Effects of heat flux, mass flux and channel width on flow boiling performance of porous interconnected microchannel nets

This study presents an experimental investigation of flow boiling heat transfer performance in porous interconnected microchannel nets (PIMNs) as an effective cooling solution for microelectronic devices. Three PIMNs with different microchannel widths, i.e., 0.25, 0.4 and 0.55 mm, were fabricated via copper powder sintering and wire electric discharge machining. The effects of heat flux, mass flux and channel width on flow boiling characteristics, i.e., two-phase heat transfer, pressure drops and two-phase flow instabilities were evaluated for the optimization design.
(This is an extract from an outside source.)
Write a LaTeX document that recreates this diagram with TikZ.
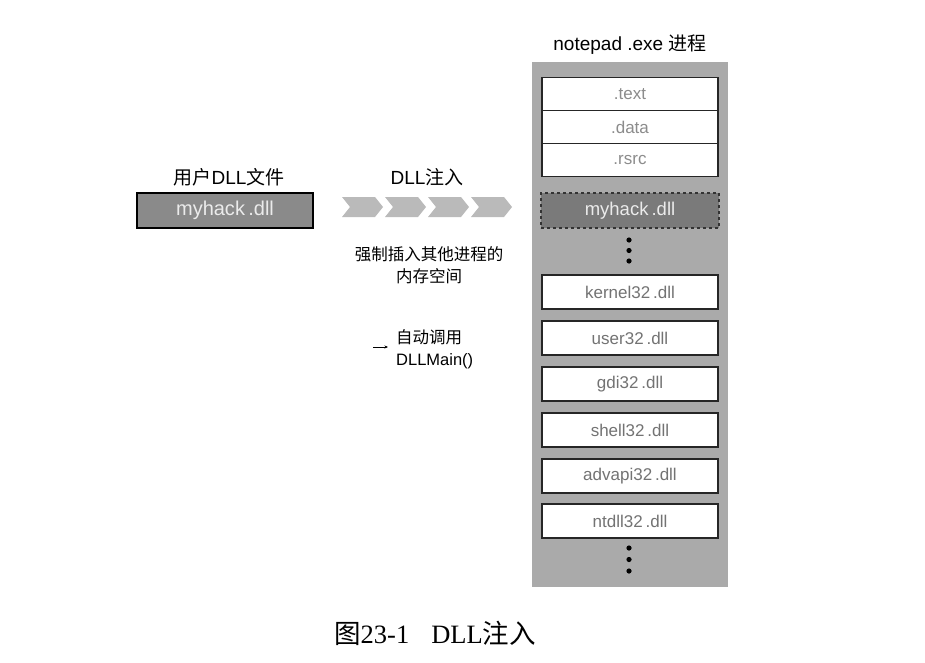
\documentclass[tikz,border=0pt]{standalone}
\usepackage{fontspec}
\setmainfont{Liberation Sans}
\newfontfamily\cjk{Noto Sans CJK SC}
\newfontfamily\capserif{Liberation Serif}
\newcommand{\zh}[1]{{\cjk #1}}
\usetikzlibrary{arrows.meta}
\definecolor{colgray}{RGB}{170,170,170}
\definecolor{darkbox}{RGB}{122,122,122}
\definecolor{leftbox}{RGB}{138,138,138}
\definecolor{chev}{RGB}{186,186,186}
\definecolor{labgray}{RGB}{115,115,115}
\definecolor{seclab}{RGB}{140,140,140}
\begin{document}
\begin{tikzpicture}[x=1pt,y=-1pt,
  secbox/.style={draw=black!85,line width=1.2pt,fill=white,minimum width=176pt,minimum height=34pt,inner sep=0pt,text=labgray,font=\fontsize{17}{17}\selectfont},
  injbox/.style={draw=black!80,dashed,line width=1.2pt,fill=darkbox,minimum width=178pt,minimum height=35pt,inner sep=0pt,text=white!92!black,font=\fontsize{18.5}{18.5}\selectfont},
  srcbox/.style={draw=black,line width=1.4pt,fill=leftbox,minimum width=176pt,minimum height=35pt,inner sep=0pt,text=white!92!black,font=\fontsize{20}{20}\selectfont},
  lab/.style={font=\fontsize{19}{19}\selectfont,inner sep=0pt},
  note/.style={font=\fontsize{16.5}{22}\selectfont,inner sep=0pt,align=center},
  dotc/.style={fill=black,draw=none}
]
\useasboundingbox (0,0) rectangle (925,662);
% process column
\fill[colgray] (532,62) rectangle (728,587);
\node[lab] (title) at (630,45) {notepad .exe \zh{进程}};
% sections
\node[secbox,minimum height=33pt,text=seclab] (text) at (630,94) {.text};
\node[secbox,minimum height=33pt,text=seclab] (data) at (630,127) {.data};
\node[secbox,minimum height=33pt,text=seclab] (rsrc) at (630,160) {.rsrc};
\node[injbox] (inj) at (630,210.5) {myhack\,.dll};
\foreach \yy in {240,250.5,261}{\fill[dotc] (629,\yy) circle (2.6pt);}
\node[secbox] (k32) at (630,292) {kernel32\,.dll};
\node[secbox] (u32) at (630,338) {user32\,.dll};
\node[secbox] (g32) at (630,384) {gdi32\,.dll};
\node[secbox] (s32) at (630,430) {shell32\,.dll};
\node[secbox] (a32) at (630,476) {advapi32\,.dll};
\node[secbox] (n32) at (630,521) {ntdll32\,.dll};
\foreach \yy in {548,559.5,571}{\fill[dotc] (629,\yy) circle (2.6pt);}
% source dll
\node[lab] (srclab) at (229,177) {\zh{用户}DLL\zh{文件}};
\node[srcbox] (src) at (225,210.5) {myhack\,.dll};
% injection chevrons
\node[lab] (injlab) at (427,177) {DLL\zh{注入}};
\foreach \L in {342,385,428,471}{
  \fill[chev] (\L,197) -- (\L+33,197) -- (\L+41,207) -- (\L+33,217) -- (\L,217) -- (\L+8,207) -- cycle;
}
\node[note] (force) at (429,265) {\zh{强制插入其他进程的}\\\zh{内存空间}};
\node[note,align=left,anchor=west] (call) at (396,349) {\zh{自动调用}\\DLLMain()};
\coordinate (arrstart) at (373,347);
\draw[-{Stealth[length=3.5pt,width=3pt]},line width=0.7pt] (arrstart) -- (388,347);
% caption
\node[inner sep=0pt,font=\fontsize{26.5}{26.5}\selectfont] (cap) at (435,633) {{\cjk 图}{\capserif 23-1\hspace{22pt}DLL}{\cjk 注入}};
\end{tikzpicture}
\end{document}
Flow boiling experiments were conducted using deionized water as the coolant with variation in the heat flux and mass flux of 200-500 kg m−2 s−1 under an inlet subcooling of 40 K. The high speed visualization showed the flow pattern transition from bubbly flow to annular flow was accompanied with the change of boiling heat transfer mechanisms. Both the heat flux and the mass flux have significant effect on the two-phase heat transfer performance of the PIMNs. The PIMN-2 with the medium channel width of 0.4 mm presented the highest heat transfer coefficients and best capability to mitigate the severe two-phase flow instability, as well as the favorable pressure drop penalty, which achieved the best overall flow boiling performance in this study.